RTL-Entropy is a Linux based entropy generator which uses the RTL-SDR as the entropy source. It works by using the RTL-SDR to sample atmospheric noise and then using that noise to create randomly generated numbers.

This is useful as computers are only capable of generating pseudo-random numbers, which may look random, but are not truly random. For cryptography and security, it is desirable to use true random numbers, as pseudo-random numbers can possibly be predicted. Combining this RTL-SDR based entropy source with other entropy sources may help improve security.

5 comments

  1. Peter

    Ok, here goes…
    I create a Random Number Generator that I start, then at a human random time I ask for a number [press a button at an x time] – It has been generating RN (random numbers since I started it, until when I pressed the ‘generate’ button)
    It then uses that random number I asked for to listen at that frequence on an SDR and ‘down load’ 8 bits of what ever it hears at that time [usualy static] I then use those 8 bits and add them to another random generated 8 bit computer number.
    This 16 bit number gets split into a string of 2x 8 bit numbers by taking
    “2468” of the string to a first stack and “1357” to the second stack.
    I generate another computer number. if even, I use 1st stack as the frequency, if odd I use the second stack as the frequency. the Other stack I use as a time shift To take a randdom sample at time ‘other stack’ and sample 16 bits of static.
    From thoses 16 bits, I generate a number of the length required. If I need a bigger number, I reiterate the process to create another 16 bits, until done.
    BTW my SDR is a HackRF, with a span from 1MHz. to 6Ghz. [think you can spoof that?]
    Whole process takes 45mS. for a 200 digit number

  2. Eddie

    Umm… Not to nit-pick or anything but I think the jury is still out on the existence of TRUE random numbers. But yes, for those of us who are not God (or whatever your favorite all-knowing, all-seeing entity may be), atmospheric noise is a great way to get seemingly random information.
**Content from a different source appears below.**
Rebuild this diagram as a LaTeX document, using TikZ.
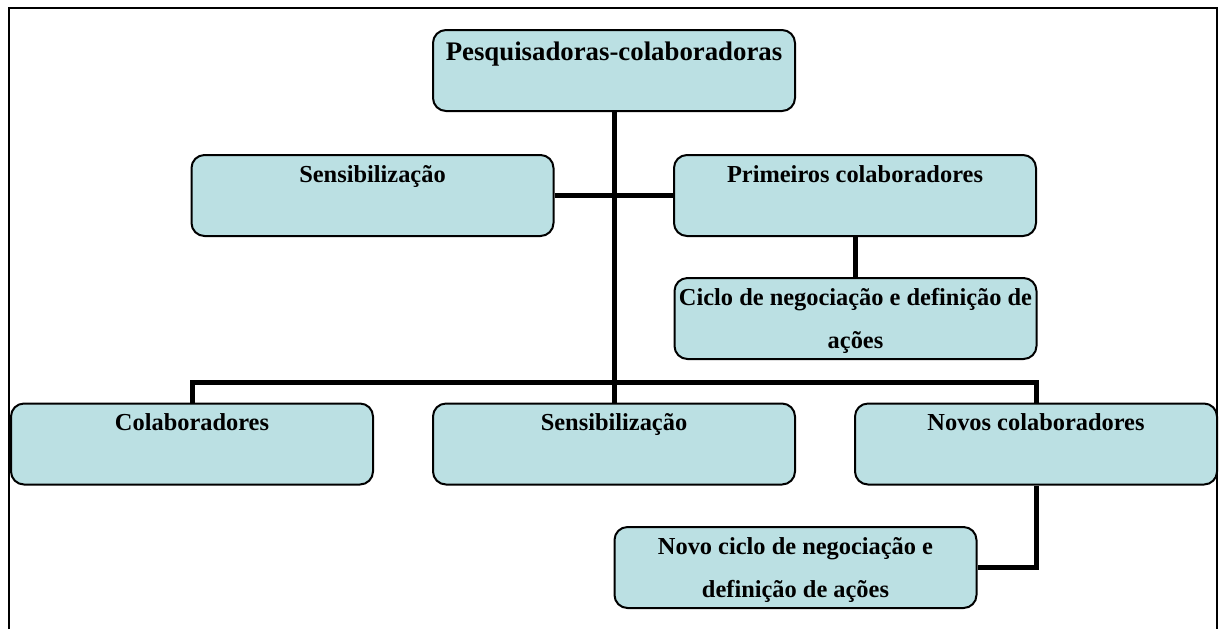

    Given a few thousand more years to evolve better brains and develop technology (or become Gods) it is conceivable that we (or our successors) might learn to “sniff” the atmospheric noise in order to predict lightning strikes, earthquakes, or even the price of gasoline.
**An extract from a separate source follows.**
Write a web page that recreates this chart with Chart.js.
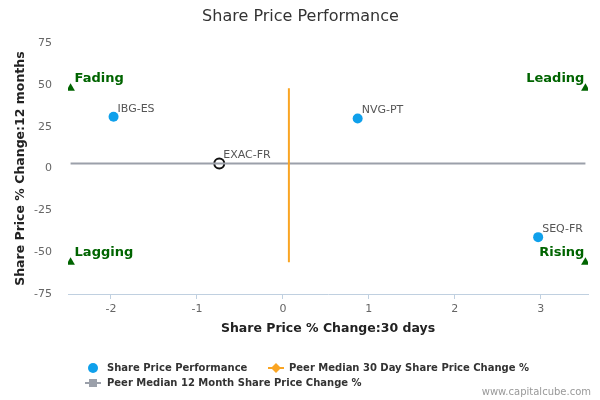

    If I become a God, I’ll come down and give you a pencil that only writes TRUE random numbers… if you still want it. Then I’ll smote someone because I’ve always wanted to do that.

    • Aaron Toponce

      Atmospheric noise is a horrible way to get random sequences of data. Atmospheric noise is nothing more than an RF receiver, and anyone on the same frequency can manipulate the signal, and manipulate your “random bits”. You’re better off tuning into multiple unique frequencies simultaneously, putting that data into a pool, then whitening. And even then, there is nothing stopping me from manipulating the signals that you’re tuned to.
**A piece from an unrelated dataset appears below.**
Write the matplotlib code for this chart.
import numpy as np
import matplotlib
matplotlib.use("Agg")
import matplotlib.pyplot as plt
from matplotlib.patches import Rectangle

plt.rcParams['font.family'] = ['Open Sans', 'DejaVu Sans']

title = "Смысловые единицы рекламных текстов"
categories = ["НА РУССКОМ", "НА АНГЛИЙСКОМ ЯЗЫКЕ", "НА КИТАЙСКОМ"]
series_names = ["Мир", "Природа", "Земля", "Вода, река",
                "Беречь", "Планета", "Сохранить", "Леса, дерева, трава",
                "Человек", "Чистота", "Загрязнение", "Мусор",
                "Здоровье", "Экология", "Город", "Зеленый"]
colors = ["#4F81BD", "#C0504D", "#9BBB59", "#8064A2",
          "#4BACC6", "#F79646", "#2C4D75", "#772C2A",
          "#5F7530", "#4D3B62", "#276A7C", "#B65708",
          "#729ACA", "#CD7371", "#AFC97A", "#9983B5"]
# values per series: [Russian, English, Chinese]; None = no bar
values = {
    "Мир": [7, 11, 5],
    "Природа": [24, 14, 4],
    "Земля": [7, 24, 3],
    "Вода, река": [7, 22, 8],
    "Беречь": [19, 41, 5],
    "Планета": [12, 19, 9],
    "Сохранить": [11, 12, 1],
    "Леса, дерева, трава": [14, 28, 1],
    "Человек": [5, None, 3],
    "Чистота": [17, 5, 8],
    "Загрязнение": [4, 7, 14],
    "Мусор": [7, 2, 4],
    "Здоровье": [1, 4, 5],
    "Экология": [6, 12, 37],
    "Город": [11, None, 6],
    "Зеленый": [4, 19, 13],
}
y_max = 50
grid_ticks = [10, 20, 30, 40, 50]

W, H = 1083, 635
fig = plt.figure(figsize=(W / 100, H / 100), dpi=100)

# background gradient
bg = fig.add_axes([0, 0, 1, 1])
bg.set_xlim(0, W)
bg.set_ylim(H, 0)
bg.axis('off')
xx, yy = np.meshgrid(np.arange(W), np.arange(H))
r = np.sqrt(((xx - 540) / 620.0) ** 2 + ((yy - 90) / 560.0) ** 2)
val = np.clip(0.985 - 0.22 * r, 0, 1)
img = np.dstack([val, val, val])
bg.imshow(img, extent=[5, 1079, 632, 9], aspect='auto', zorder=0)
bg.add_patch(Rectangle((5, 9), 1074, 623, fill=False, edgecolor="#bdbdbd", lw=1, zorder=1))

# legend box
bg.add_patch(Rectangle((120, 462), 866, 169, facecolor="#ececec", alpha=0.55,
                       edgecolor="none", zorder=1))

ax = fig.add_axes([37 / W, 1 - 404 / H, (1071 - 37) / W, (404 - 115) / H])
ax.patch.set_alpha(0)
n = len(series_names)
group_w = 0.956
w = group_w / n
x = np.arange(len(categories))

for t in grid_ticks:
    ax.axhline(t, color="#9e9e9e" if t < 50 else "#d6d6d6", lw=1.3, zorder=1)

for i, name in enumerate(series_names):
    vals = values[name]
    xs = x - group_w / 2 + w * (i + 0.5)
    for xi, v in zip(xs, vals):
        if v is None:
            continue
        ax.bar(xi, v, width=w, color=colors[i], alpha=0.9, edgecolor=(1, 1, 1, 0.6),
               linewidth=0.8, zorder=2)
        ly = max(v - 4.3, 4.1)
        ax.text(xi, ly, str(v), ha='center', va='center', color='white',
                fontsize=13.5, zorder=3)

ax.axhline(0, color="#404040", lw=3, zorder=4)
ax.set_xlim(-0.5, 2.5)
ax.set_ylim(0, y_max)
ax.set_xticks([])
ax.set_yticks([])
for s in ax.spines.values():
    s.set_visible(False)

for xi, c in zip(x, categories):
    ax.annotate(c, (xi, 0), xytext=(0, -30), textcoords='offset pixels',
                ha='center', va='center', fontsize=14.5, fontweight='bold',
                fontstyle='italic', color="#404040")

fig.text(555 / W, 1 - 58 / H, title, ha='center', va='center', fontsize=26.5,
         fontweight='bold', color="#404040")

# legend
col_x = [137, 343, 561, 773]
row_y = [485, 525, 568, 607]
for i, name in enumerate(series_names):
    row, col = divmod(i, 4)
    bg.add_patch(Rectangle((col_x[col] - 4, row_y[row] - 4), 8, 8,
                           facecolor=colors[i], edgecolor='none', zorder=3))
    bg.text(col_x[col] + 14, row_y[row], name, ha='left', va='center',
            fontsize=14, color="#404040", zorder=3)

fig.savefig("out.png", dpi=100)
      The best random data systems are the ones that are closed to external interference, like radioactive decay, avalanche noise, or diode breakdown. Thermal noise could be an option, but if the external temperature of the surrounding environment can be manipulated by a 3rd party, then it fails as well. Shot noise and passing photos through a semi transparent mirror could work, if the system is closed, for the same reason.

      Random numbers is hard. While the rtl-entropy project is cool, I would much prefer to send it through the systems CSPRNG, and get your data from there, rather than read it directly.

      • Toby

        True, but it seems like an unlikely attack, as they’d need to be nearby, but not so close as to have physical access (since presumably that’d be a more serious problem).